§ **TASK INSTRUCTIONS**
Reproduce nothing but the lines from the start of the material through the line that includes "0.1, 0.01, 0]", both ends included, and omit every picture.
===== RECORDED INFORMATION
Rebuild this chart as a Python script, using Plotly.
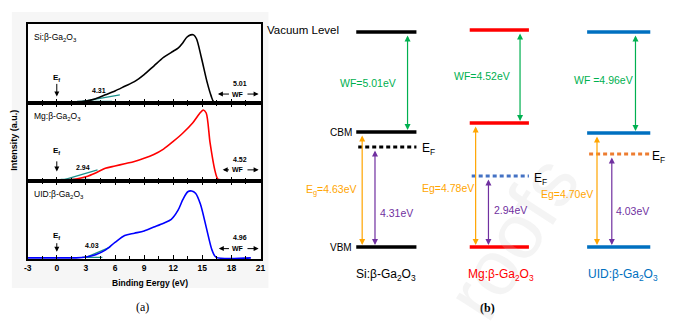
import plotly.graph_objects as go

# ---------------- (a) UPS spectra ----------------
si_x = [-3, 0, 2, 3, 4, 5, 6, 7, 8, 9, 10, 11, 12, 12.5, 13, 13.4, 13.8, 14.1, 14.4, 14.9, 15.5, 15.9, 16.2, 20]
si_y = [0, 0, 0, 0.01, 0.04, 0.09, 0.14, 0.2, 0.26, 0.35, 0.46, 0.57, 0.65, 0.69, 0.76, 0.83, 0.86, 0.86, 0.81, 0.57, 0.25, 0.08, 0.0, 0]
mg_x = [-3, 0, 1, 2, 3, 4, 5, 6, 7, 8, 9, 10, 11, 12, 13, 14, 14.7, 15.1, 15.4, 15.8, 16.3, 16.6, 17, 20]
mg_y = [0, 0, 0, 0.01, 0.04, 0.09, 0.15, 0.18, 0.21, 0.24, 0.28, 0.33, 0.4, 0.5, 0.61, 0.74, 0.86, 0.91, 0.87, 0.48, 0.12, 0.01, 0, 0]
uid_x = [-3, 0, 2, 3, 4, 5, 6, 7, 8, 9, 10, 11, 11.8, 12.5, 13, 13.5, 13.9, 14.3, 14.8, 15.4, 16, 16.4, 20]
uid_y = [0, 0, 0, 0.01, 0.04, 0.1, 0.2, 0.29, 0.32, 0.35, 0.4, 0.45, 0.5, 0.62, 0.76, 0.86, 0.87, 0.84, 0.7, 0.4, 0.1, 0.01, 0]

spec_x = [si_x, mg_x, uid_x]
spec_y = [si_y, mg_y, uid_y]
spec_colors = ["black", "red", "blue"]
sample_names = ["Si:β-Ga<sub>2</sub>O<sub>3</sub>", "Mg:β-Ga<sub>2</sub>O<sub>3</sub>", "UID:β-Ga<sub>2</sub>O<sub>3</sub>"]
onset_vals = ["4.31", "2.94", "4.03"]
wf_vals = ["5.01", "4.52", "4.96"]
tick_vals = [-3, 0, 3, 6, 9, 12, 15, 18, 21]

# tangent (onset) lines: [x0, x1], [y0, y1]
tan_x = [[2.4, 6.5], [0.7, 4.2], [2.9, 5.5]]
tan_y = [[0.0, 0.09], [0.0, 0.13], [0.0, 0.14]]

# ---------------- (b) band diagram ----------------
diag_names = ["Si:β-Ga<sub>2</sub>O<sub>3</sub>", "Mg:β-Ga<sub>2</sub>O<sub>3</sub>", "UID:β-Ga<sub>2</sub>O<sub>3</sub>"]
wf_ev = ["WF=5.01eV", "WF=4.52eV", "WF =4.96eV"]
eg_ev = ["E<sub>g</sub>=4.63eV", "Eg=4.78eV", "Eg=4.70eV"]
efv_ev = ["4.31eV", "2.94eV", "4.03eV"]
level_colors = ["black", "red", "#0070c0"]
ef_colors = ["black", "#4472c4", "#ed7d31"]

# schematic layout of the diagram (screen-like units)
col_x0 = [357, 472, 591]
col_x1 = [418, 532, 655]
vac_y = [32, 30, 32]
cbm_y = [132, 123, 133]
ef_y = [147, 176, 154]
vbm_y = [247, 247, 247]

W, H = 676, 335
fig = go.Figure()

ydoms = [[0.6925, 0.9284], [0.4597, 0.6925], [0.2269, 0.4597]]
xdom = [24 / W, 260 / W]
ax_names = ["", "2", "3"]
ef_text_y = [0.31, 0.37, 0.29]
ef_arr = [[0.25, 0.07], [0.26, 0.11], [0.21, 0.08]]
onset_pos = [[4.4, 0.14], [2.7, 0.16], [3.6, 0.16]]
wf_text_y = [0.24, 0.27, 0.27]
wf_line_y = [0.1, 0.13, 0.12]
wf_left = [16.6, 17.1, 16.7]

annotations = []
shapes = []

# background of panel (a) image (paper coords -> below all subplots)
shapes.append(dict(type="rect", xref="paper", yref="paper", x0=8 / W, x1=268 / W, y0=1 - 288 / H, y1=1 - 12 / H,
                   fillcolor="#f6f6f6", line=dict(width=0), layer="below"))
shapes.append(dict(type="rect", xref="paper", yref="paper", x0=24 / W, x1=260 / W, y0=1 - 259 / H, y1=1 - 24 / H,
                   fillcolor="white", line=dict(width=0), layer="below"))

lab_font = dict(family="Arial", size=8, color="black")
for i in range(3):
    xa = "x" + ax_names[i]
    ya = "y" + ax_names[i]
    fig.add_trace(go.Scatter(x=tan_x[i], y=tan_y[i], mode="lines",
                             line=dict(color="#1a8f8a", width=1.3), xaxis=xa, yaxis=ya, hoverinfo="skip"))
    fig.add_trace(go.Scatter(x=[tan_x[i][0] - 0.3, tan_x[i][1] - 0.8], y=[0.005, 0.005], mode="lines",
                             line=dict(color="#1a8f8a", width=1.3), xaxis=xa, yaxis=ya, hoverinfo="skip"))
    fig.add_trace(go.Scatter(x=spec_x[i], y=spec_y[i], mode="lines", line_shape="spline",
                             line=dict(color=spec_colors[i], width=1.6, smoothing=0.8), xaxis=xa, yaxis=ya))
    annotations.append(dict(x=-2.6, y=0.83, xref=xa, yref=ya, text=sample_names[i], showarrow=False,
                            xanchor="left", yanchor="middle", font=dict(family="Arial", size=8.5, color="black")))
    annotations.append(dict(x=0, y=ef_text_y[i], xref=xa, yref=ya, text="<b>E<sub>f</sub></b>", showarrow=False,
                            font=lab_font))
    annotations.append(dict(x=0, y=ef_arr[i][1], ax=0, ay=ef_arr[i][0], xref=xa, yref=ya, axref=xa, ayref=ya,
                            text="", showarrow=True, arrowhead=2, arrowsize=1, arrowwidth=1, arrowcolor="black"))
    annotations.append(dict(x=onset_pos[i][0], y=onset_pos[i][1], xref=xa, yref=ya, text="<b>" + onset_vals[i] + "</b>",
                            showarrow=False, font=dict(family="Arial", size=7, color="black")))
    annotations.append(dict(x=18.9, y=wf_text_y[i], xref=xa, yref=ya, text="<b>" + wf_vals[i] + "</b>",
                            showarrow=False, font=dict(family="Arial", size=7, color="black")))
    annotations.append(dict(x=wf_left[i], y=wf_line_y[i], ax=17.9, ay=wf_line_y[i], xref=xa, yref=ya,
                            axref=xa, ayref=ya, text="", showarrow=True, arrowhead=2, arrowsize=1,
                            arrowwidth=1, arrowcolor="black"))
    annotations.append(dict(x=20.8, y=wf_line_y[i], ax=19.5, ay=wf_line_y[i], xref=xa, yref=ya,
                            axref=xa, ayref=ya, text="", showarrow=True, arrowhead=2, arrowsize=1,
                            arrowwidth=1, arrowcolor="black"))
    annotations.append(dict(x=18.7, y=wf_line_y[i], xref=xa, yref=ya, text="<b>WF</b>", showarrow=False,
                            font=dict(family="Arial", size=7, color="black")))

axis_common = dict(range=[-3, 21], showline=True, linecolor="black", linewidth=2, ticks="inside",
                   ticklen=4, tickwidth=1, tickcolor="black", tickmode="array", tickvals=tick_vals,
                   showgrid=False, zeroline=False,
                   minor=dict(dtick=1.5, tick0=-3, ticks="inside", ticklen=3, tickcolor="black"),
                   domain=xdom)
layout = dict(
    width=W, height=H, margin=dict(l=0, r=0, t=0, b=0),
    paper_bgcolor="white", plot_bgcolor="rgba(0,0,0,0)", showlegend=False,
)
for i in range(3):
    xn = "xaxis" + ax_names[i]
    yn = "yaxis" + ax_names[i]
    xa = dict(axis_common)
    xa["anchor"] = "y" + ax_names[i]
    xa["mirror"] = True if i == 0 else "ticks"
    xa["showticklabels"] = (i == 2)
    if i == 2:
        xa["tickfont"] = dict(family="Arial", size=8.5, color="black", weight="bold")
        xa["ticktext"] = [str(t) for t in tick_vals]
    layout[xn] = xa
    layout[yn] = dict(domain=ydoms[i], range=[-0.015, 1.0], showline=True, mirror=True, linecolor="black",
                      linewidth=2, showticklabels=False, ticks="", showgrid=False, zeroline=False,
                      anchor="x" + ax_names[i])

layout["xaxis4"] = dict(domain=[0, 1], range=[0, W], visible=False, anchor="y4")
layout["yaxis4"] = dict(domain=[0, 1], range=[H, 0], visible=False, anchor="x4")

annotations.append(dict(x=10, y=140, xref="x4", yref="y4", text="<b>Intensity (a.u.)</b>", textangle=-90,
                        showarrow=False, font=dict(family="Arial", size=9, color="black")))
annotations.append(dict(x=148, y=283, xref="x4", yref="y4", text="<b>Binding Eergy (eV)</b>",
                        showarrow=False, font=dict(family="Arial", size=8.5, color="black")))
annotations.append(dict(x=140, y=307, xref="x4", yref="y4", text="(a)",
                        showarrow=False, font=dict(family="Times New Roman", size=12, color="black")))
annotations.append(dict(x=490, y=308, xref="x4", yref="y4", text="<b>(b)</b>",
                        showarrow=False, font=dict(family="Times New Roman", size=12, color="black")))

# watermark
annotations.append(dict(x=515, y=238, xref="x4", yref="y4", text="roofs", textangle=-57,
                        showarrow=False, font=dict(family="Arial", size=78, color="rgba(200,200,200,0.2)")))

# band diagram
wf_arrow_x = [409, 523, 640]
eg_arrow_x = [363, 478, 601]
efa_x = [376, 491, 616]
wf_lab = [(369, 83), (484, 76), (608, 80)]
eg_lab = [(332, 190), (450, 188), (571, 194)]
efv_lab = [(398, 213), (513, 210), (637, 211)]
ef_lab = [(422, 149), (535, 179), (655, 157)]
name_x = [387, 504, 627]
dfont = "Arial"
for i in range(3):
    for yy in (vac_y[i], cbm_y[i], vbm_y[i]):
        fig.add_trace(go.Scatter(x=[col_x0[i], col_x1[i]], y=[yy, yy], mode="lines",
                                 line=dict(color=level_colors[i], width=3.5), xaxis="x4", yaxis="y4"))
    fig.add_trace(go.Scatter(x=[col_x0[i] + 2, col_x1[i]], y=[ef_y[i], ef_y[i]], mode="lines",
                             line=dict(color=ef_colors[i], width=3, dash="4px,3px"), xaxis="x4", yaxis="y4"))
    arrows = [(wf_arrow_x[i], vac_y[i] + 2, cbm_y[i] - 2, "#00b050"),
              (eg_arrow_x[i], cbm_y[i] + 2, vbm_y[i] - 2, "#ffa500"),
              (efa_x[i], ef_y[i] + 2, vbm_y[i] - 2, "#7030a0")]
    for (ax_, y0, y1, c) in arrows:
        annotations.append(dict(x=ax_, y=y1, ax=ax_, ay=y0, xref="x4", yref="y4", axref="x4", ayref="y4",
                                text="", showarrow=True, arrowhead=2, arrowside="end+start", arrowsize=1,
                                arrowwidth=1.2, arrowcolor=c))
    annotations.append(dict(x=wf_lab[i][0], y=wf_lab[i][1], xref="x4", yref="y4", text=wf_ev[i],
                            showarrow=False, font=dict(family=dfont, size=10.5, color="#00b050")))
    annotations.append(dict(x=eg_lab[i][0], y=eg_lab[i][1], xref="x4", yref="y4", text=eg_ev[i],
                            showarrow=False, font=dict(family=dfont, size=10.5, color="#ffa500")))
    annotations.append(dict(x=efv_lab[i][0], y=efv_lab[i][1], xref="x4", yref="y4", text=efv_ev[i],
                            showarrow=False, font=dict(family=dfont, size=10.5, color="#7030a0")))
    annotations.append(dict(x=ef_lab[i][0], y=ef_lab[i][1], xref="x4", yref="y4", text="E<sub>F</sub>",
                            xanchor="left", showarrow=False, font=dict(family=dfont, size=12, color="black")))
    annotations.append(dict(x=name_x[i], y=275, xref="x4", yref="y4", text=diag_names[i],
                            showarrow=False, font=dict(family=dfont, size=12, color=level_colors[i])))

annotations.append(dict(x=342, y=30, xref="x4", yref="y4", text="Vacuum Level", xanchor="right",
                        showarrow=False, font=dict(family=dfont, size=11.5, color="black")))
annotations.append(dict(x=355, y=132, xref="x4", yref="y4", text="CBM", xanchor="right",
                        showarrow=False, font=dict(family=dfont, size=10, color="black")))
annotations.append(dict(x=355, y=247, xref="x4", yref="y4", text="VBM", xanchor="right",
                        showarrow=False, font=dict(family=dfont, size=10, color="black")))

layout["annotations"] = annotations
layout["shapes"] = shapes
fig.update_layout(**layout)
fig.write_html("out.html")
==========
§ **SOLUTION TO THE PROBLEM**
Rebuild this chart as a Python script, using Plotly.
import plotly.graph_objects as go

# ---------------- (a) UPS spectra ----------------
si_x = [-3, 0, 2, 3, 4, 5, 6, 7, 8, 9, 10, 11, 12, 12.5, 13, 13.4, 13.8, 14.1, 14.4, 14.9, 15.5, 15.9, 16.2, 20]
si_y = [0, 0, 0, 0.01, 0.04, 0.09, 0.14, 0.2, 0.26, 0.35, 0.46, 0.57, 0.65, 0.69, 0.76, 0.83, 0.86, 0.86, 0.81, 0.57, 0.25, 0.08, 0.0, 0]
mg_x = [-3, 0, 1, 2, 3, 4, 5, 6, 7, 8, 9, 10, 11, 12, 13, 14, 14.7, 15.1, 15.4, 15.8, 16.3, 16.6, 17, 20]
mg_y = [0, 0, 0, 0.01, 0.04, 0.09, 0.15, 0.18, 0.21, 0.24, 0.28, 0.33, 0.4, 0.5, 0.61, 0.74, 0.86, 0.91, 0.87, 0.48, 0.12, 0.01, 0, 0]
uid_x = [-3, 0, 2, 3, 4, 5, 6, 7, 8, 9, 10, 11, 11.8, 12.5, 13, 13.5, 13.9, 14.3, 14.8, 15.4, 16, 16.4, 20]
uid_y = [0, 0, 0, 0.01, 0.04, 0.1, 0.2, 0.29, 0.32, 0.35, 0.4, 0.45, 0.5, 0.62, 0.76, 0.86, 0.87, 0.84, 0.7, 0.4, 0.1, 0.01, 0]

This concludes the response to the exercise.